_Exercise requirements_
Return the whole listing exactly as it stands.
-------- Source data --------
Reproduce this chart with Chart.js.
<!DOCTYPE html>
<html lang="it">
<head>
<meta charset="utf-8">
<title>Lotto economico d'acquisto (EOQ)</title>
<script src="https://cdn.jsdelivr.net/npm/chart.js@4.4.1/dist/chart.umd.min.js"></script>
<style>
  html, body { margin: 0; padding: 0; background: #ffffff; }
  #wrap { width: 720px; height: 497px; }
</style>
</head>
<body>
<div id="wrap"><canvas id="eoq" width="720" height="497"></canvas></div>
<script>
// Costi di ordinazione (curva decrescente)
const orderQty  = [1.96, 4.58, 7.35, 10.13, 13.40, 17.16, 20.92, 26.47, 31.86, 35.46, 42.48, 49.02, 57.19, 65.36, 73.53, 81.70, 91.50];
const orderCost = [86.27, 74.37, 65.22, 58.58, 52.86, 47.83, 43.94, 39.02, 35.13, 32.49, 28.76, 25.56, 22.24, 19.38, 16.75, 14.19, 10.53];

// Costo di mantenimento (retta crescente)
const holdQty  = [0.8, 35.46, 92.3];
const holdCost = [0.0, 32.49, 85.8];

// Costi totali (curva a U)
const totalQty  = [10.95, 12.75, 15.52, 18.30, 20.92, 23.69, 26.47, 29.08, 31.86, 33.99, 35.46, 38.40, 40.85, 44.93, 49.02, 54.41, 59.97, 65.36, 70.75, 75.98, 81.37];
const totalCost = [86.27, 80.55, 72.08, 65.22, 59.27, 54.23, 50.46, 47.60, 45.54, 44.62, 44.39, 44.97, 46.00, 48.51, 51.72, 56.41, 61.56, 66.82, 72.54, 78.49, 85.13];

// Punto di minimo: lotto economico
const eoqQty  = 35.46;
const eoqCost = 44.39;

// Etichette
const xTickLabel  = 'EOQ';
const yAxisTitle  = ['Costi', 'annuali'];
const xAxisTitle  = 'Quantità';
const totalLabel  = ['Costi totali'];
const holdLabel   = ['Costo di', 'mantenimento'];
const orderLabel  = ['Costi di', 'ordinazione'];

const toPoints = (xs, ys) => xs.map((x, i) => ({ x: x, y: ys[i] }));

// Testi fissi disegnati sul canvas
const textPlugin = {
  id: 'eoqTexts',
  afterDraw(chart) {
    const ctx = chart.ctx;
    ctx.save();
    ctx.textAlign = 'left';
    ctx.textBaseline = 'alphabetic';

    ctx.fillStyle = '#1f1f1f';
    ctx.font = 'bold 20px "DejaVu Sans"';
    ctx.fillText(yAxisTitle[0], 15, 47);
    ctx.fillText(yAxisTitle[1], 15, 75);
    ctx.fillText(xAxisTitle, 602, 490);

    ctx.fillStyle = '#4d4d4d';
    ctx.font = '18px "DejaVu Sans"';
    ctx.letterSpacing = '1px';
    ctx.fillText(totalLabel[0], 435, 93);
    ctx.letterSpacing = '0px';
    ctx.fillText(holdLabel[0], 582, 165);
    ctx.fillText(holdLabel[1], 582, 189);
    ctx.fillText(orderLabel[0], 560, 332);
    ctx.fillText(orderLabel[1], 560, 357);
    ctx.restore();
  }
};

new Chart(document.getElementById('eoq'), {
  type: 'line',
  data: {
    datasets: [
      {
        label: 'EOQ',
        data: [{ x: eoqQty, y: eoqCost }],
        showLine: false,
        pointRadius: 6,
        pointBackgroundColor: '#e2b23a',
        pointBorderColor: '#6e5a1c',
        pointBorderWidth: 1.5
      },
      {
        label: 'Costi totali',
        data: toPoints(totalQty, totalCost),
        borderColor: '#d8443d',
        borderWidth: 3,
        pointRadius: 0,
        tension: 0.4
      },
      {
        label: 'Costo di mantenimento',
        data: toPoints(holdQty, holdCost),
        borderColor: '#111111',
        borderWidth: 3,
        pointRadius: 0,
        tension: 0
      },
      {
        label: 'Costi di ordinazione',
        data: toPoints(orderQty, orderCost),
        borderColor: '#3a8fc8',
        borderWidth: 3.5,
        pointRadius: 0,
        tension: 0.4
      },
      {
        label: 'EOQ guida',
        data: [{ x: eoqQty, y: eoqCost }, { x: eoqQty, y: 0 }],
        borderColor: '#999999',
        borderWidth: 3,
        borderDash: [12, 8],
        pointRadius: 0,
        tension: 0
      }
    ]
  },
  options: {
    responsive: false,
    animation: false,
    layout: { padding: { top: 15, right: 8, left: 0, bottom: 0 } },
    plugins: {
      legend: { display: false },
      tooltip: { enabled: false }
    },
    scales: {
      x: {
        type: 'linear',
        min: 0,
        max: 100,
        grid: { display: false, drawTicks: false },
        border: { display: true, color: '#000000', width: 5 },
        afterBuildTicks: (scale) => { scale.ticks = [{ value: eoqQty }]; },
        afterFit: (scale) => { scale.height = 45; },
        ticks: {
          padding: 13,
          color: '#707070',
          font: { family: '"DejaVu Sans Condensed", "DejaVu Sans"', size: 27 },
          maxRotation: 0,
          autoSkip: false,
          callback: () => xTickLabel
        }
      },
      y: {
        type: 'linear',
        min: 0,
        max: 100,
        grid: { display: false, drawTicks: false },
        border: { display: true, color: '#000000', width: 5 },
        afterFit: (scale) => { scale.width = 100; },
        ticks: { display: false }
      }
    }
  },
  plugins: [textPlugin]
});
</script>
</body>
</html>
--------
_Result below_
Reproduce this chart with Chart.js.
<!DOCTYPE html>
<html lang="it">
<head>
<meta charset="utf-8">
<title>Lotto economico d'acquisto (EOQ)</title>
<script src="https://cdn.jsdelivr.net/npm/chart.js@4.4.1/dist/chart.umd.min.js"></script>
<style>
  html, body { margin: 0; padding: 0; background: #ffffff; }
  #wrap { width: 720px; height: 497px; }
</style>
</head>
<body>
<div id="wrap"><canvas id="eoq" width="720" height="497"></canvas></div>
<script>
// Costi di ordinazione (curva decrescente)
const orderQty  = [1.96, 4.58, 7.35, 10.13, 13.40, 17.16, 20.92, 26.47, 31.86, 35.46, 42.48, 49.02, 57.19, 65.36, 73.53, 81.70, 91.50];
const orderCost = [86.27, 74.37, 65.22, 58.58, 52.86, 47.83, 43.94, 39.02, 35.13, 32.49, 28.76, 25.56, 22.24, 19.38, 16.75, 14.19, 10.53];

// Costo di mantenimento (retta crescente)
const holdQty  = [0.8, 35.46, 92.3];
const holdCost = [0.0, 32.49, 85.8];

// Costi totali (curva a U)
const totalQty  = [10.95, 12.75, 15.52, 18.30, 20.92, 23.69, 26.47, 29.08, 31.86, 33.99, 35.46, 38.40, 40.85, 44.93, 49.02, 54.41, 59.97, 65.36, 70.75, 75.98, 81.37];
const totalCost = [86.27, 80.55, 72.08, 65.22, 59.27, 54.23, 50.46, 47.60, 45.54, 44.62, 44.39, 44.97, 46.00, 48.51, 51.72, 56.41, 61.56, 66.82, 72.54, 78.49, 85.13];

// Punto di minimo: lotto economico
const eoqQty  = 35.46;
const eoqCost = 44.39;

// Etichette
const xTickLabel  = 'EOQ';
const yAxisTitle  = ['Costi', 'annuali'];
const xAxisTitle  = 'Quantità';
const totalLabel  = ['Costi totali'];
const holdLabel   = ['Costo di', 'mantenimento'];
const orderLabel  = ['Costi di', 'ordinazione'];

const toPoints = (xs, ys) => xs.map((x, i) => ({ x: x, y: ys[i] }));

// Testi fissi disegnati sul canvas
const textPlugin = {
  id: 'eoqTexts',
  afterDraw(chart) {
    const ctx = chart.ctx;
    ctx.save();
    ctx.textAlign = 'left';
    ctx.textBaseline = 'alphabetic';

    ctx.fillStyle = '#1f1f1f';
    ctx.font = 'bold 20px "DejaVu Sans"';
    ctx.fillText(yAxisTitle[0], 15, 47);
    ctx.fillText(yAxisTitle[1], 15, 75);
    ctx.fillText(xAxisTitle, 602, 490);

    ctx.fillStyle = '#4d4d4d';
    ctx.font = '18px "DejaVu Sans"';
    ctx.letterSpacing = '1px';
    ctx.fillText(totalLabel[0], 435, 93);
    ctx.letterSpacing = '0px';
    ctx.fillText(holdLabel[0], 582, 165);
    ctx.fillText(holdLabel[1], 582, 189);
    ctx.fillText(orderLabel[0], 560, 332);
    ctx.fillText(orderLabel[1], 560, 357);
    ctx.restore();
  }
};

new Chart(document.getElementById('eoq'), {
  type: 'line',
  data: {
    datasets: [
      {
        label: 'EOQ',
        data: [{ x: eoqQty, y: eoqCost }],
        showLine: false,
        pointRadius: 6,
        pointBackgroundColor: '#e2b23a',
        pointBorderColor: '#6e5a1c',
        pointBorderWidth: 1.5
      },
      {
        label: 'Costi totali',
        data: toPoints(totalQty, totalCost),
        borderColor: '#d8443d',
        borderWidth: 3,
        pointRadius: 0,
        tension: 0.4
      },
      {
        label: 'Costo di mantenimento',
        data: toPoints(holdQty, holdCost),
        borderColor: '#111111',
        borderWidth: 3,
        pointRadius: 0,
        tension: 0
      },
      {
        label: 'Costi di ordinazione',
        data: toPoints(orderQty, orderCost),
        borderColor: '#3a8fc8',
        borderWidth: 3.5,
        pointRadius: 0,
        tension: 0.4
      },
      {
        label: 'EOQ guida',
        data: [{ x: eoqQty, y: eoqCost }, { x: eoqQty, y: 0 }],
        borderColor: '#999999',
        borderWidth: 3,
        borderDash: [12, 8],
        pointRadius: 0,
        tension: 0
      }
    ]
  },
  options: {
    responsive: false,
    animation: false,
    layout: { padding: { top: 15, right: 8, left: 0, bottom: 0 } },
    plugins: {
      legend: { display: false },
      tooltip: { enabled: false }
    },
    scales: {
      x: {
        type: 'linear',
        min: 0,
        max: 100,
        grid: { display: false, drawTicks: false },
        border: { display: true, color: '#000000', width: 5 },
        afterBuildTicks: (scale) => { scale.ticks = [{ value: eoqQty }]; },
        afterFit: (scale) => { scale.height = 45; },
        ticks: {
          padding: 13,
          color: '#707070',
          font: { family: '"DejaVu Sans Condensed", "DejaVu Sans"', size: 27 },
          maxRotation: 0,
          autoSkip: false,
          callback: () => xTickLabel
        }
      },
      y: {
        type: 'linear',
        min: 0,
        max: 100,
        grid: { display: false, drawTicks: false },
        border: { display: true, color: '#000000', width: 5 },
        afterFit: (scale) => { scale.width = 100; },
        ticks: { display: false }
      }
    }
  },
  plugins: [textPlugin]
});
</script>
</body>
</html>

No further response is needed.